# EXERCISE DATA start

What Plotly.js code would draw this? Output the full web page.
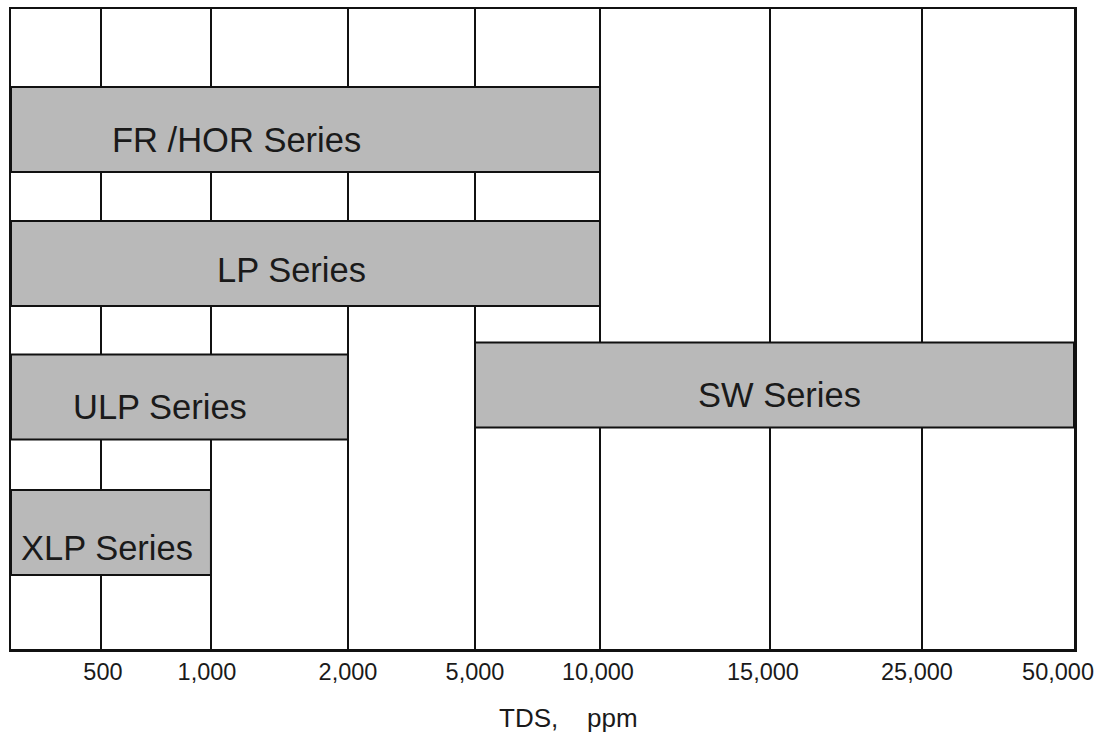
<!DOCTYPE html>
<html>
<head>
<meta charset="utf-8">
<script src="https://cdn.plot.ly/plotly-3.0.1.min.js"></script>
<style>
  html, body { margin: 0; padding: 0; background: #ffffff; }
  #chart { width: 1101px; height: 740px; }
</style>
</head>
<body>
<div id="chart"></div>
<script>
// ---- data ----
const tickLabels = ['500', '1,000', '2,000', '5,000', '10,000', '15,000', '25,000', '50,000'];
const tdsTicks   = [500, 1000, 2000, 5000, 10000, 15000, 25000, 50000];
const seriesNames = ['FR /HOR Series', 'LP Series', 'ULP Series', 'SW Series', 'XLP Series'];
const tdsLow  = [0, 0, 0, 5000, 0];
const tdsHigh = [10000, 10000, 2000, 50000, 1000];
const axisTitle = 'TDS,\u00a0\u00a0\u00a0 ppm';

// ---- layout helpers (non-uniform TDS scale as drawn in the original) ----
const slotPos  = [0.0847, 0.1881, 0.3170, 0.4365, 0.5541, 0.7140, 0.8570, 1.0];   // grid lines
const labelPos = [0.0865, 0.1844, 0.3170, 0.4365, 0.5522, 0.7074, 0.8523, 0.9850]; // tick label centres
const rowPos   = [0, 1, 1.996, 1.907, 3.007];
const labelX   = [0.2117, 0.2643, 0.1400, 0.7225, 0.0903];
const labelY   = [0.08, 1.05, 2.07, 1.98, 3.12];

function tdsToAxis(v) {
  if (v <= 0) return 0;
  const i = tdsTicks.indexOf(v);
  return slotPos[i];
}

const starts = tdsLow.map(tdsToAxis);
const lengths = tdsHigh.map((v, i) => tdsToAxis(v) - starts[i]);

const traces = [{
  type: 'bar',
  orientation: 'h',
  x: lengths,
  base: starts,
  y: rowPos,
  width: 0.634,
  marker: { color: '#b9b9b9', line: { color: '#111111', width: 2 } },
  hoverinfo: 'skip',
  showlegend: false,
  cliponaxis: false
}, {
  // invisible trace to activate the tick-label axis
  type: 'scatter', mode: 'markers',
  x: [labelPos[0]], y: [rowPos[0]],
  xaxis: 'x2', marker: { opacity: 0 }, hoverinfo: 'skip', showlegend: false
}];

const annotations = seriesNames.map((name, i) => ({
  x: labelX[i], y: labelY[i], xref: 'x', yref: 'y',
  text: name, showarrow: false,
  font: { family: 'Liberation Sans, Arial, sans-serif', size: 34.5, color: '#1a1a1a' },
  xanchor: 'center', yanchor: 'middle'
}));
annotations.push({
  x: 0.524, y: -0.108, xref: 'paper', yref: 'paper',
  text: axisTitle, showarrow: false,
  font: { family: 'Liberation Sans, Arial, sans-serif', size: 26, color: '#1a1a1a' },
  xanchor: 'center', yanchor: 'middle'
});

const layout = {
  width: 1101, height: 740,
  margin: { l: 11, r: 27, t: 9, b: 91 },
  paper_bgcolor: '#ffffff', plot_bgcolor: '#ffffff',
  bargap: 0,
  xaxis: {
    range: [0, 1], fixedrange: true,
    tickvals: slotPos, showticklabels: false, ticks: '',
    showgrid: true, gridcolor: '#111111', gridwidth: 1.5,
    zeroline: false,
    showline: true, linecolor: '#111111', linewidth: 2.5, mirror: true
  },
  xaxis2: {
    overlaying: 'x', anchor: 'y', side: 'bottom',
    range: [0, 1], fixedrange: true,
    tickvals: labelPos, ticktext: tickLabels, ticks: '',
    ticklabelstandoff: 6,
    showgrid: false, zeroline: false, showline: false,
    tickfont: { family: 'Liberation Sans, Arial, sans-serif', size: 23.5, color: '#1a1a1a' }
  },
  yaxis: {
    range: [3.877, -0.899], fixedrange: true,
    showticklabels: false, ticks: '', showgrid: false, zeroline: false,
    showline: true, linecolor: '#111111', linewidth: 2.5, mirror: true
  },
  annotations: annotations
};

Plotly.newPlot('chart', traces, layout, { displayModeBar: false, staticPlot: true });
</script>
</body>
</html>
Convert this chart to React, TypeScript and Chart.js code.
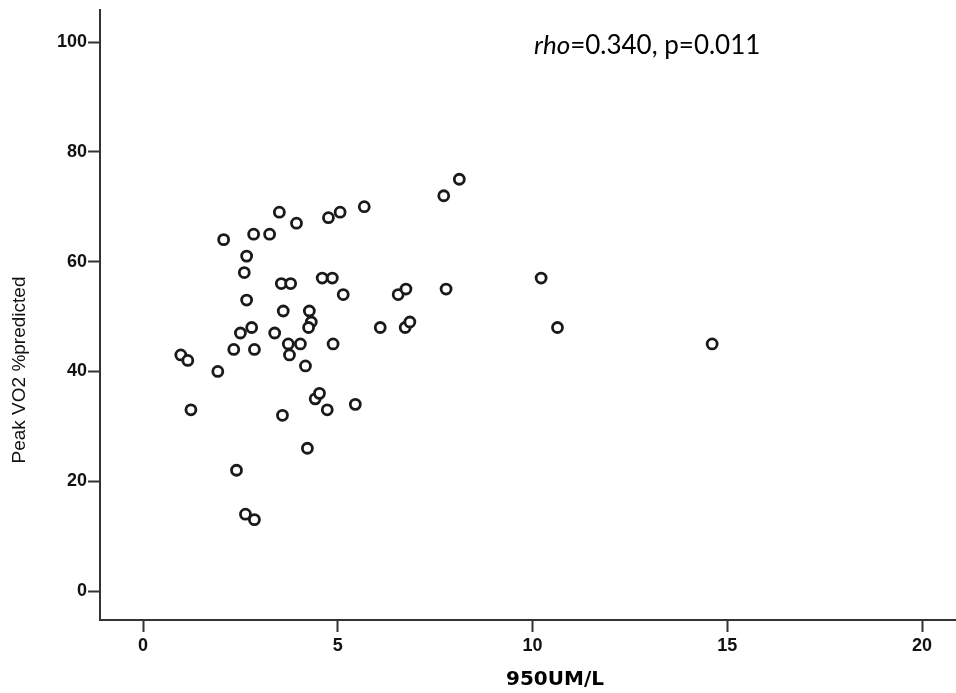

# EXERCISE DATA end

__GIVEN REQUEST__. All records above are to be printed exactly, minus the pictures they contain.

__EXERCISE RESULT__.
What Plotly.js code would draw this? Output the full web page.
<!DOCTYPE html>
<html>
<head>
<meta charset="utf-8">
<script src="https://cdn.plot.ly/plotly-3.0.1.min.js"></script>
<style>
  html, body { margin: 0; padding: 0; background: #ffffff; }
  #chart { width: 1101px; height: 740px; }
</style>
</head>
<body>
<div id="chart"></div>
<script>
// ---- data ----
const tickLabels = ['500', '1,000', '2,000', '5,000', '10,000', '15,000', '25,000', '50,000'];
const tdsTicks   = [500, 1000, 2000, 5000, 10000, 15000, 25000, 50000];
const seriesNames = ['FR /HOR Series', 'LP Series', 'ULP Series', 'SW Series', 'XLP Series'];
const tdsLow  = [0, 0, 0, 5000, 0];
const tdsHigh = [10000, 10000, 2000, 50000, 1000];
const axisTitle = 'TDS,\u00a0\u00a0\u00a0 ppm';

// ---- layout helpers (non-uniform TDS scale as drawn in the original) ----
const slotPos  = [0.0847, 0.1881, 0.3170, 0.4365, 0.5541, 0.7140, 0.8570, 1.0];   // grid lines
const labelPos = [0.0865, 0.1844, 0.3170, 0.4365, 0.5522, 0.7074, 0.8523, 0.9850]; // tick label centres
const rowPos   = [0, 1, 1.996, 1.907, 3.007];
const labelX   = [0.2117, 0.2643, 0.1400, 0.7225, 0.0903];
const labelY   = [0.08, 1.05, 2.07, 1.98, 3.12];

function tdsToAxis(v) {
  if (v <= 0) return 0;
  const i = tdsTicks.indexOf(v);
  return slotPos[i];
}

const starts = tdsLow.map(tdsToAxis);
const lengths = tdsHigh.map((v, i) => tdsToAxis(v) - starts[i]);

const traces = [{
  type: 'bar',
  orientation: 'h',
  x: lengths,
  base: starts,
  y: rowPos,
  width: 0.634,
  marker: { color: '#b9b9b9', line: { color: '#111111', width: 2 } },
  hoverinfo: 'skip',
  showlegend: false,
  cliponaxis: false
}, {
  // invisible trace to activate the tick-label axis
  type: 'scatter', mode: 'markers',
  x: [labelPos[0]], y: [rowPos[0]],
  xaxis: 'x2', marker: { opacity: 0 }, hoverinfo: 'skip', showlegend: false
}];

const annotations = seriesNames.map((name, i) => ({
  x: labelX[i], y: labelY[i], xref: 'x', yref: 'y',
  text: name, showarrow: false,
  font: { family: 'Liberation Sans, Arial, sans-serif', size: 34.5, color: '#1a1a1a' },
  xanchor: 'center', yanchor: 'middle'
}));
annotations.push({
  x: 0.524, y: -0.108, xref: 'paper', yref: 'paper',
  text: axisTitle, showarrow: false,
  font: { family: 'Liberation Sans, Arial, sans-serif', size: 26, color: '#1a1a1a' },
  xanchor: 'center', yanchor: 'middle'
});

const layout = {
  width: 1101, height: 740,
  margin: { l: 11, r: 27, t: 9, b: 91 },
  paper_bgcolor: '#ffffff', plot_bgcolor: '#ffffff',
  bargap: 0,
  xaxis: {
    range: [0, 1], fixedrange: true,
    tickvals: slotPos, showticklabels: false, ticks: '',
    showgrid: true, gridcolor: '#111111', gridwidth: 1.5,
    zeroline: false,
    showline: true, linecolor: '#111111', linewidth: 2.5, mirror: true
  },
  xaxis2: {
    overlaying: 'x', anchor: 'y', side: 'bottom',
    range: [0, 1], fixedrange: true,
    tickvals: labelPos, ticktext: tickLabels, ticks: '',
    ticklabelstandoff: 6,
    showgrid: false, zeroline: false, showline: false,
    tickfont: { family: 'Liberation Sans, Arial, sans-serif', size: 23.5, color: '#1a1a1a' }
  },
  yaxis: {
    range: [3.877, -0.899], fixedrange: true,
    showticklabels: false, ticks: '', showgrid: false, zeroline: false,
    showline: true, linecolor: '#111111', linewidth: 2.5, mirror: true
  },
  annotations: annotations
};

Plotly.newPlot('chart', traces, layout, { displayModeBar: false, staticPlot: true });
</script>
</body>
</html>
Convert this chart to React, TypeScript and Chart.js code.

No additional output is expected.